Practical steps include making on-time payments, paying down revolving balances where feasible, and keeping older accounts open to preserve credit history length. If time permits, plan major credit moves—such as financing a vehicle—after several months of demonstrably improved account activity to present a stronger credit profile to lenders.

What is the typical duration of a Hyundai lease?

Typical Hyundai lease terms range from 24 to 48 months, with 36 months being a common option. Lease duration affects monthly payment levels and should be reviewed alongside mileage allowances and warranty coverage when selecting a term.

Shorter leases can increase monthly payments but reduce long-term commitment; longer leases can lower monthly payments but may extend exposure to out-of-warranty maintenance if the lease is not renewed. Align lease length with how often you want to change vehicles and with your planned annual mileage.

What happens at the end of a Hyundai lease?

At lease end, the vehicle is usually returned to the dealership for inspection.
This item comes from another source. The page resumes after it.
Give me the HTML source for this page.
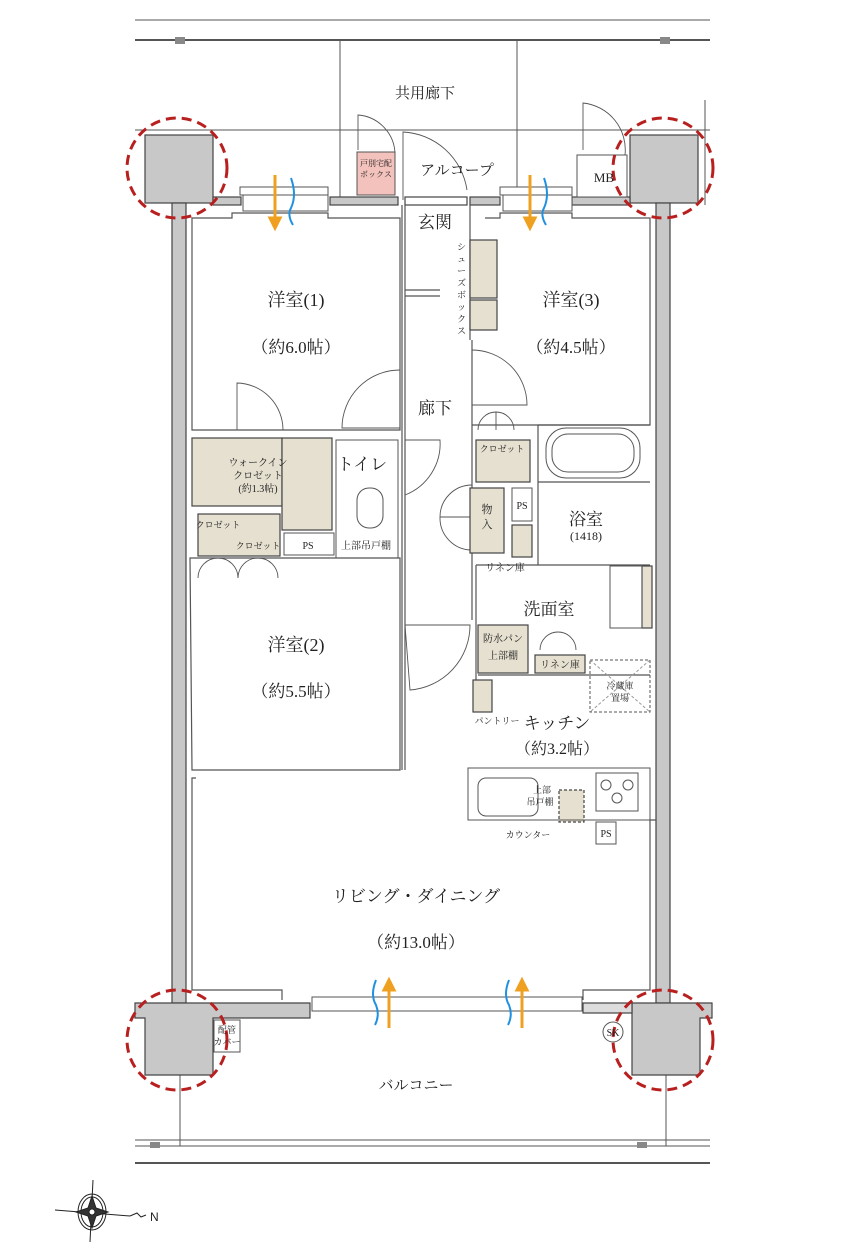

The dealer will evaluate excess wear, tear, and surplus mileage, which may incur additional charges. Lessees may also have the option to purchase the vehicle at its contract-specified residual value. Review the lease agreement carefully to understand end-of-lease obligations and options.

Before returning a leased vehicle, obtain a written pre-inspection if available and address minor repairs that are cheaper to fix now than to pay for as excess wear later. If you are contemplating purchase, compare the buyout price to current market values and estimate future maintenance costs to decide if buying is sensible.